The only thing I can think off is that I am using postgresql instead of sqlite3, and I had to change protocol line in database(adding name) like this:
proto = Column(Enum('socks5', 'socks4', 'http', name='proto'))
But if that was the issue, I think it wouldn't add them to DB in the first place?
Picture of DB:
http://i.imgur.com/Tee3w19.png
EDIT I printed out "self.proxy" before AttributeError and it looks like this:
Proxy(proto='socks5', host='24.126.25.23', port='10361', username='', password='')
I tried changing the problematic line to:
status = 'Proxy check failed: %s:%s is not used while requesting' % (self.proxy.host, self.proxy.port)
And now it scrapes but for some reason uses server's OWN IP even though that's set to False. It also updates/changes proxy in DB(changes original proxies IP to it's own server IP) and leaves old proxies port.
http://i.imgur.com/PKdDSft.png
(setting server IP instead of proxies provided in file). Results are also for German google(proxies are US)

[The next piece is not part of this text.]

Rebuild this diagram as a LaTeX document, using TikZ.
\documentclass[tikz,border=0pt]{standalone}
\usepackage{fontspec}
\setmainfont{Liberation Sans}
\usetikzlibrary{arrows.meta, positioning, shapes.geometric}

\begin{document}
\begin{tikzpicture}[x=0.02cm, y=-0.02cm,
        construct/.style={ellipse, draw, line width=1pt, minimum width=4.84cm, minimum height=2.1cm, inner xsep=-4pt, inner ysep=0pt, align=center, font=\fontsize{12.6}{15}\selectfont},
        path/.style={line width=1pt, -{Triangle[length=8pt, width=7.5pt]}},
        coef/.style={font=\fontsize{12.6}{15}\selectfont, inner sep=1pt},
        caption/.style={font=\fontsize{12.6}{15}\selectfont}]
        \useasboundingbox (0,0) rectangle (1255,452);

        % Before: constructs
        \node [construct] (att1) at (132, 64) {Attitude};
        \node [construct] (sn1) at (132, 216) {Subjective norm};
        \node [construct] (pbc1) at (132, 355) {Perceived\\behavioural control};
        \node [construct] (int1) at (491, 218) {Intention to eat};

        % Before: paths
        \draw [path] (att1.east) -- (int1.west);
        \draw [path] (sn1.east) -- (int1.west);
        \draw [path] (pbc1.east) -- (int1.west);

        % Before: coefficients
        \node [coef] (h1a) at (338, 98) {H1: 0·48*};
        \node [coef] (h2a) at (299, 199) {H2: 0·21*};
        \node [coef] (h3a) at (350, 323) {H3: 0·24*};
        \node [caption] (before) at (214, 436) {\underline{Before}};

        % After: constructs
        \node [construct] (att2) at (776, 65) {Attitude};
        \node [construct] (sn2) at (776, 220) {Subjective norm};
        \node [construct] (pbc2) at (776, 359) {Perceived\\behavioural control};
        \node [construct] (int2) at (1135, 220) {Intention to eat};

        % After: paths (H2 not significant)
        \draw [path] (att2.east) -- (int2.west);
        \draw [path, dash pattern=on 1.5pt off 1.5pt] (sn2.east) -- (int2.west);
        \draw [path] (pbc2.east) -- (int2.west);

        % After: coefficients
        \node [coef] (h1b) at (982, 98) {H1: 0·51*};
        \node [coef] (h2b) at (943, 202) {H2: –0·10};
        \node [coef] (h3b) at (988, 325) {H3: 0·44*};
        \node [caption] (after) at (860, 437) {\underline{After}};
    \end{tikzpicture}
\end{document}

In console it even shows that it's using proxies correctly:
2015-12-09 10:04:04,902 - GoogleScraper.scraping - INFO - [+] HttpScrape[130.245.168.181:8080][search-type:normal][https://www.google.com/search?] using search engine "google". Num keywords=1, num pages for keyword=[1]

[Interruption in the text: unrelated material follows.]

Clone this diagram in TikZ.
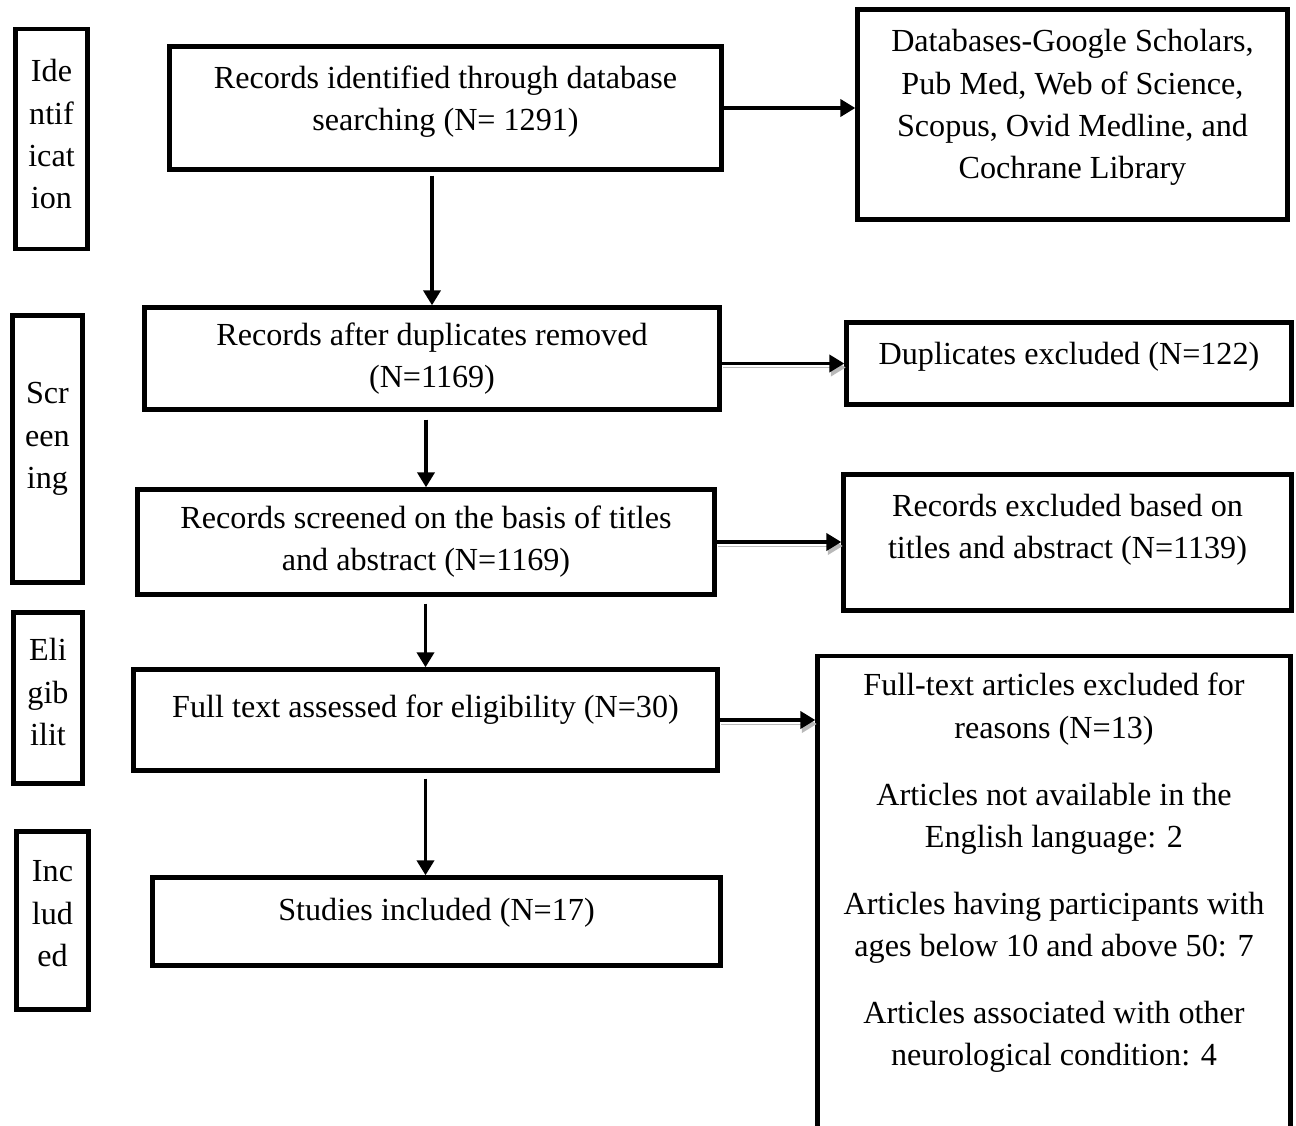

2015-12-09 10:04:04,903 - GoogleScraper.scraping - INFO - [+] HttpScrape[173.10.32.105:3128][search-type:normal][https://www.google.com/search?] using search engine "google". Num keywords=1, num pages for keyword=[1]
I narrowed the issue down but I can't figure out how to fix it. In http_mode.py:
def set_proxy(self):
Doesn't set the instance to proxy. As this in proxy_check:
text = self.requests.get(self.config.get('proxy_info_url')).text
Returns the IP of server. What am I missing ?
Additional info: Python version - 3.5.0+ Ubuntu 15.10 Selenium mode works.
Hi! Have you found out how to fix this?
The above code uses connectionpool.py part of urllib3 in requests package for python. The function used is: _new_conn. If there is fail to use the proxy (still checking why), then this new conn function code replaces the proxy ip with local pc ip: self.num_connections += 1 log.debug("Starting new HTTP connection (%d): %s", self.num_connections, self.host)
conn = self.ConnectionCls(host=self.host, port=self.port,
timeout=self.timeout.connect_timeout,
strict=self.strict, **self.conn_kw)
return conn
You should see in the log the line "Starting new HTTP connection". So after this IP replacement, the request goes via local PC and so google can find your localization and will redirect the request/query to local google search engine. If I will find why the user proxy set isn't targeted I will write it.